Stefan Schaub lässt mit dem CD-Player aber nicht nur Bässe marschieren, Pauken und Trompeten erschallen, Celli und Geigen ertönen. Der Musikwissenschaftler spricht auch über die Zeiten und Zeitumstände, zu denen eine jede Musik entstand. Seine Freude an der Musik ist so ansteckend wie das eigene Staunen groß, dass man tatsächlich mehr hören kann, wenn man mehr weiß. Zum Beispiel die Oboe im Klavierkonzert Nr. 20 von Mozart. Niemals hätte man sie in diesen Ton-Kaskaden vernommen. Jetzt aber tiriliert sie da oben und folgt Schaubs Hand - oder vielmehr umgekehrt. So heiter und fröhlich hat man noch keine Musikstunden erlebt - was nicht nur an der Musik, sondern vor allem an diesem Dozenten liegt. Keiner seiner Sätze ist einstudiert, keiner seiner Handgriffe routiniert.

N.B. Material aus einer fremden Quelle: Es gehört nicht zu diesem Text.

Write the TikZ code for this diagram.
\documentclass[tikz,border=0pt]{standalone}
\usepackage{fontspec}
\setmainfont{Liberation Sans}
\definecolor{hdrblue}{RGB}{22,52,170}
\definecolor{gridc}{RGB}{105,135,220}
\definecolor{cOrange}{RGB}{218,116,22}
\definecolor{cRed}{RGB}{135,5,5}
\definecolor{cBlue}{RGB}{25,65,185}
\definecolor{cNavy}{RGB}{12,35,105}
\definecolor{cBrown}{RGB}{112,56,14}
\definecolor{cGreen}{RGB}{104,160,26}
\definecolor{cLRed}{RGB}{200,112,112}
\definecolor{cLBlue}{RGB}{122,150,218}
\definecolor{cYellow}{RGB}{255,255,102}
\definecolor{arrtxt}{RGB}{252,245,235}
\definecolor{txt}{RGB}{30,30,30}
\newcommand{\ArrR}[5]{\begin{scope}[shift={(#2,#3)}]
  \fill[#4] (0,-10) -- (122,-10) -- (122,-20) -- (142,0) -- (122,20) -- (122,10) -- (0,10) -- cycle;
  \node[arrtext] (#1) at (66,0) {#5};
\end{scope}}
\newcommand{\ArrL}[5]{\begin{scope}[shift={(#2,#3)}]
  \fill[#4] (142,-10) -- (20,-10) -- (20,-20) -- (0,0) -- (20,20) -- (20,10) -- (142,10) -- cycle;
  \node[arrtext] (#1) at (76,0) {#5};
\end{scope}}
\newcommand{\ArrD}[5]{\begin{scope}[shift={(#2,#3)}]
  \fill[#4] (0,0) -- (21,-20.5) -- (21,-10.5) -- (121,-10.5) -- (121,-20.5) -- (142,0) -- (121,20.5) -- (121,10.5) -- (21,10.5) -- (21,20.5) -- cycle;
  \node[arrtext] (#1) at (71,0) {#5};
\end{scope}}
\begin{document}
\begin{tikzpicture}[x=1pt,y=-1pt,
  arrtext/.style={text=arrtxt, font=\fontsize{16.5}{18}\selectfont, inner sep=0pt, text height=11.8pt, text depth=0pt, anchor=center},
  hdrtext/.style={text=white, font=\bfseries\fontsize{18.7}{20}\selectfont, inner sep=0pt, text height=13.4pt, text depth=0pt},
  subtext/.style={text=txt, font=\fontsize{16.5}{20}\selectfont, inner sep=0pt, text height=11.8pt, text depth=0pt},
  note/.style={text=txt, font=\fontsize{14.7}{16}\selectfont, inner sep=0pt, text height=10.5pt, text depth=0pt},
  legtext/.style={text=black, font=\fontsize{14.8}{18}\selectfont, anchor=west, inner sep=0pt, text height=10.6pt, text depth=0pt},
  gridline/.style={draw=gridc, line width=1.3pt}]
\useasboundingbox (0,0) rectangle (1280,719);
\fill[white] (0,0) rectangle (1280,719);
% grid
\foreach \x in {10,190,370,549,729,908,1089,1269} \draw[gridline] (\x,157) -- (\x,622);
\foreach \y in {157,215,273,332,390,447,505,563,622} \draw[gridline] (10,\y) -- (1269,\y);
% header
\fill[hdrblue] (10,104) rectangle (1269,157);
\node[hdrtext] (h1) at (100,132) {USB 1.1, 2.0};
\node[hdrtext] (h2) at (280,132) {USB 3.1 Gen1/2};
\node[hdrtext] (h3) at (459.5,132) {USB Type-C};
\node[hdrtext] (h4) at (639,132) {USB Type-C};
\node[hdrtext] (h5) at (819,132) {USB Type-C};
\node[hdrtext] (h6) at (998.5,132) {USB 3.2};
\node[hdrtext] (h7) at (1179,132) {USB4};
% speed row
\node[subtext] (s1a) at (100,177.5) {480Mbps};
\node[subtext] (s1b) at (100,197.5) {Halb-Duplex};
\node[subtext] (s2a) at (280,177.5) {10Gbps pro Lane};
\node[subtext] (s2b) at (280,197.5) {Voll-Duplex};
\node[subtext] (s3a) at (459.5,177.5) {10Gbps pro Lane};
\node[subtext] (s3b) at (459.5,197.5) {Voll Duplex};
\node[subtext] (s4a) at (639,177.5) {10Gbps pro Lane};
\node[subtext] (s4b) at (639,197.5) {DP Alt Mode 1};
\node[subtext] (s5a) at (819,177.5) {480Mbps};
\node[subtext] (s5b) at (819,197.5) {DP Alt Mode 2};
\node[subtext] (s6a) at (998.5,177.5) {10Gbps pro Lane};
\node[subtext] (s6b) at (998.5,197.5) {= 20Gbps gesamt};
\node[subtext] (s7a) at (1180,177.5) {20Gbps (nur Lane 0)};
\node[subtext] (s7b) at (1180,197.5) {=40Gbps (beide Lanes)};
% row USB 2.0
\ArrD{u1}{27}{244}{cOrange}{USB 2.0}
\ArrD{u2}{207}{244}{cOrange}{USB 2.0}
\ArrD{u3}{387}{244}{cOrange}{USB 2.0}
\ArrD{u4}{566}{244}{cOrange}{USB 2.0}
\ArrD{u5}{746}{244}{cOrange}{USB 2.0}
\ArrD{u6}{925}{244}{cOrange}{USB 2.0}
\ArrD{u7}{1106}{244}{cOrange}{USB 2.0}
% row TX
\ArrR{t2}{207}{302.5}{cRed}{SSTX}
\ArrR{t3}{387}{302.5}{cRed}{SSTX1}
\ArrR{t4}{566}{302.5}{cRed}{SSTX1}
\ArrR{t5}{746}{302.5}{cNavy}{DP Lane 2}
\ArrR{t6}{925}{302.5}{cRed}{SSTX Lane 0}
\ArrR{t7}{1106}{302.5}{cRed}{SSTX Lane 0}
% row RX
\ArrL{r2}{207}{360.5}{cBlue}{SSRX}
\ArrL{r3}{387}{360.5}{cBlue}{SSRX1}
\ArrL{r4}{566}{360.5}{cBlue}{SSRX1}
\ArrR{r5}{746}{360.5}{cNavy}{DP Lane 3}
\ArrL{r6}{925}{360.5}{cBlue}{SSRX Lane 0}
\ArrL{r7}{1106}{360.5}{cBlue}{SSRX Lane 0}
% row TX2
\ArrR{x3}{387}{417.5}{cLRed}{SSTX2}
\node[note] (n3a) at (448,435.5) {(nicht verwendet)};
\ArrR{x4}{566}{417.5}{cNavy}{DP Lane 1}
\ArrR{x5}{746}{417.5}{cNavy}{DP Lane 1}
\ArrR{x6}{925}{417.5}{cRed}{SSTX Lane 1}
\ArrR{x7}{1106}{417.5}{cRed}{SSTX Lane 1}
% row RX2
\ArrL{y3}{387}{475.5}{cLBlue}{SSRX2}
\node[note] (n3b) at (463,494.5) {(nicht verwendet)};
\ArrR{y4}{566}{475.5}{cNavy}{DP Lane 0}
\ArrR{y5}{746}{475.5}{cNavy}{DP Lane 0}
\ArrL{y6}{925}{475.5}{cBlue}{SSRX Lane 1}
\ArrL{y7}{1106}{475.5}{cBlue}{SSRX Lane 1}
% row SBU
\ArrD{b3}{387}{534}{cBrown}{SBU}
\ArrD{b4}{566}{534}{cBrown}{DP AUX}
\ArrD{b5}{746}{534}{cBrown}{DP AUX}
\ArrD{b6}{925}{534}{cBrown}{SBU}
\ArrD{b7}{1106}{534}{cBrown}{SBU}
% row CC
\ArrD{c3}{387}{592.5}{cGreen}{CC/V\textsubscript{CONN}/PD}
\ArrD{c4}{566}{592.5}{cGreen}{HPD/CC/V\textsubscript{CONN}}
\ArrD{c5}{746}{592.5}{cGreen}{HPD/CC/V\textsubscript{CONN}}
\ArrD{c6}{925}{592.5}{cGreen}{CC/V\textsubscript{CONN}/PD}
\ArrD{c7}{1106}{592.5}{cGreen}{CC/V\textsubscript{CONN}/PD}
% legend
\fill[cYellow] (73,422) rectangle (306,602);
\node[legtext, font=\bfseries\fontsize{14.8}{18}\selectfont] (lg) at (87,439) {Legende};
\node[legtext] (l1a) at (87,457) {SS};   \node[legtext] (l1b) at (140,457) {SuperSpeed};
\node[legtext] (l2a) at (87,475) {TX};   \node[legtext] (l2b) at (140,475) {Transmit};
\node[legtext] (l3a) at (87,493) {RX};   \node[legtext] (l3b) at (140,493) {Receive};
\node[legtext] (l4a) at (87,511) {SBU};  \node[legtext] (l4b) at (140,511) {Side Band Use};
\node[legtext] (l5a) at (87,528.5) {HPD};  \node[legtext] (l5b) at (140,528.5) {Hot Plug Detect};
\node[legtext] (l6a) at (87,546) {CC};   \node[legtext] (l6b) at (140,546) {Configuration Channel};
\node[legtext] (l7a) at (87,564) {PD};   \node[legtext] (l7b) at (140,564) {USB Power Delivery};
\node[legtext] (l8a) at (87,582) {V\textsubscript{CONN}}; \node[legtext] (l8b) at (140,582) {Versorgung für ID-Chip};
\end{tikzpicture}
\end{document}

Als sich der Musikwissenschaftler und Psychologe Stefan Schaub 1983 entschloss, solche Musikseminare zu veranstalten, war das nicht nur die Flucht vor einer Universitätskarriere oder Praxis-Eröffnung, was ihm beides wenig verlockend erschien. Es war auch ein ziemliches Wagnis, etwas Vergleichbares gab es damals nicht. Aber aus anfangs drei, bis vier Seminaren pro Jahr sind mittlerweile über 50 solcher Veranstaltungen geworden, zu denen in der Regel 20 bis 30 Teilnehmer kommen. Es hat sich herumgesprochen, welche Freude einen bei diesen Seminaren erwartet, und so ist das Gros der Plätze gleich nach Erscheinen des Jahreskatalogs schon vergeben.

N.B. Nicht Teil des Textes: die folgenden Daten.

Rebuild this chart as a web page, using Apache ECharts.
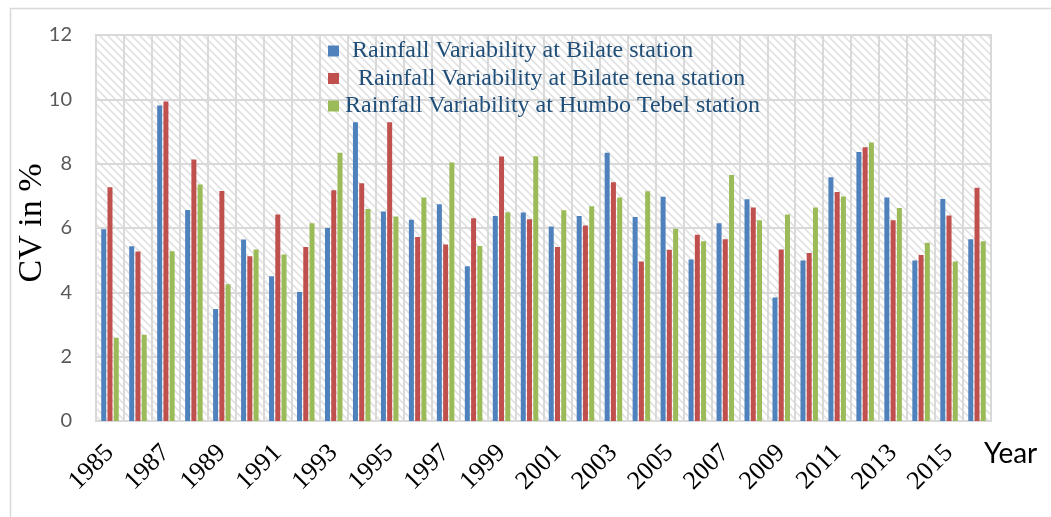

In den Pausen und in der freien Zeit während dieses Wochenendseminars schwärmen die Teilnehmer aus. Die einen wandern zum Schloss Staufenberg, die anderen gehen zur Weinverkostung. Die Auswahl ist groß, denn die Zahl der Winzer, Weingüter und Kellereien in der Ortenau kann es mit der Häufigkeit der musikalischen Seufzer pro Quadratmeter in den Mozart-Stücken durchaus aufnehmen. So bekommt man neben dem Musikseminar letztlich auch noch die Weinlektionen dazu.